As fitness professional, a recent article in USA Today made me wonder just how long will it take the general public to “get it”. The premise of the piece was that if you are a skinny driver you will spend less money on gasoline. The study concludes that Americans are burning nearly 1 billion gallons of gas more each year, than they did in 1960, because of their big fat “as is”. There is no doubt that as Americans we are increasing our girth. Daily we hear of the child obesity problem, and that we have doubled our overall obesity figures from 15% to 30% in just 19 years. There are many contributing factors to this overall increase in Americas weight and the point of this article is not to rehash those factors.
I however, would like to point out a more relevant fact as it pertains to running. If it takes more gas to power your overweight car, it makes every bit of sense that it takes more fuel to power your overweight body. If you would like to decrease your work load while exercising, save more energy, perform at a higher level, and increase your time to lactate threshold, lose the extra pounds. As a triathlete, I have joined in on many amusing conversations where my fellow trigeeks make constant notation of the overall weight of their bikes, and how much they have spent to make them lighter. What I find amusing is, they make small and expensive adjustments to their bikes trying to cut an ounce or two off the total overall weight and then go about their day seemingly clueless to the fact that they are 10-20 pounds overweight themselves, and loosing these ounces will cost them nothing. In a presentation that I give to clubs and associations, I list principles to follow if you want to improve your overall running performance. The first principle of that presentation is, if you want to run faster, weigh less. Check your body weight against the table below and see where you stack up.

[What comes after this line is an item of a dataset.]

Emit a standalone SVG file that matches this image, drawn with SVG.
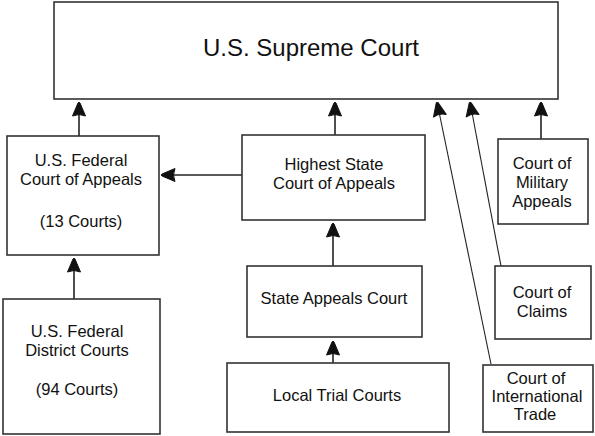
<svg xmlns="http://www.w3.org/2000/svg" width="595" height="436" viewBox="0 0 595 436">
<defs>
<style>
.box{fill:#fff;stroke:#333;stroke-width:1.6}
.t{font-family:"Liberation Sans",Arial,sans-serif;font-size:16.5px;fill:#111;text-anchor:middle}
.big{font-size:24px}
.c{stroke:#222;stroke-width:1.6;fill:none}
.d{stroke:#222;stroke-width:1.1;fill:none}
</style>
<marker id="ah" viewBox="-1 -8 16 16" refX="14" refY="0" markerWidth="16" markerHeight="16" markerUnits="userSpaceOnUse" orient="auto">
<path d="M0,-6.5 Q3,0 0,6.5 L13,1 Q14,0 13,-1 Z" fill="#111" stroke="#111" stroke-width="1" stroke-linejoin="round"/>
</marker>
</defs>
<rect width="595" height="436" fill="#fff"/>
<g id="connectors">
<line class="c" x1="79" y1="136" x2="79" y2="102" marker-end="url(#ah)"/>
<line class="c" x1="335" y1="135" x2="335" y2="102" marker-end="url(#ah)"/>
<line class="c" x1="541" y1="139" x2="541" y2="102" marker-end="url(#ah)"/>
<line class="d" x1="491" y1="364" x2="437" y2="102" marker-end="url(#ah)"/>
<line class="d" x1="501" y1="266" x2="470" y2="102" marker-end="url(#ah)"/>
<line class="c" x1="242" y1="175" x2="161" y2="175" marker-end="url(#ah)"/>
<line class="c" x1="74" y1="299" x2="74" y2="258" marker-end="url(#ah)"/>
<line class="c" x1="333" y1="266" x2="333" y2="223" marker-end="url(#ah)"/>
<line class="c" x1="333" y1="363" x2="333" y2="341" marker-end="url(#ah)"/>
</g>
<g id="supreme">
<rect class="box" x="54" y="2" width="504" height="97"/>
<text class="t big" x="311" y="56">U.S. Supreme Court</text>
</g>
<g id="fed-appeals">
<rect class="box" x="7" y="136" width="152" height="119"/>
<text class="t" x="81" y="166">U.S. Federal</text>
<text class="t" x="81" y="185">Court of Appeals</text>
<text class="t" x="81" y="227">(13 Courts)</text>
</g>
<g id="fed-district">
<rect class="box" x="3" y="299" width="157" height="135"/>
<text class="t" x="77" y="337">U.S. Federal</text>
<text class="t" x="77" y="356">District Courts</text>
<text class="t" x="77" y="395">(94 Courts)</text>
</g>
<g id="highest-state">
<rect class="box" x="242" y="135" width="183" height="85"/>
<text class="t" x="334" y="170">Highest State</text>
<text class="t" x="334" y="189">Court of Appeals</text>
</g>
<g id="state-appeals">
<rect class="box" x="247" y="266" width="175" height="71"/>
<text class="t" x="334" y="304">State Appeals Court</text>
</g>
<g id="local-trial">
<rect class="box" x="227" y="363" width="222" height="69"/>
<text class="t" x="337" y="401">Local Trial Courts</text>
</g>
<g id="military">
<rect class="box" x="498" y="139" width="90" height="85"/>
<text class="t" x="542" y="169">Court of</text>
<text class="t" x="542" y="188">Military</text>
<text class="t" x="542" y="207">Appeals</text>
</g>
<g id="claims">
<rect class="box" x="495" y="266" width="96" height="73"/>
<text class="t" x="542" y="298">Court of</text>
<text class="t" x="542" y="317">Claims</text>
</g>
<g id="intl-trade">
<rect class="box" x="483" y="365" width="110" height="67"/>
<text class="t" x="536" y="384">Court of</text>
<text class="t" x="537" y="402">International</text>
<text class="t" x="535" y="420">Trade</text>
</g>
</svg>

The Stillman height/weight ratio table for distance runners:
The average man is allocated 110 lbs (50kg) for the first 5 feet (1.524m) in height. Thereafter, he is allocated 5½ lbs (2.495 kg) for every additional inch (O.025m) in height. Some ultra marathoners subtract 10% from this total.
Now, no one wants you to look like the Kenyans, and anorexia is just not cool, but if you want to run with the best, try looking a little more like the best. Your heart will thank you, and think of all the gas you’ll be saving.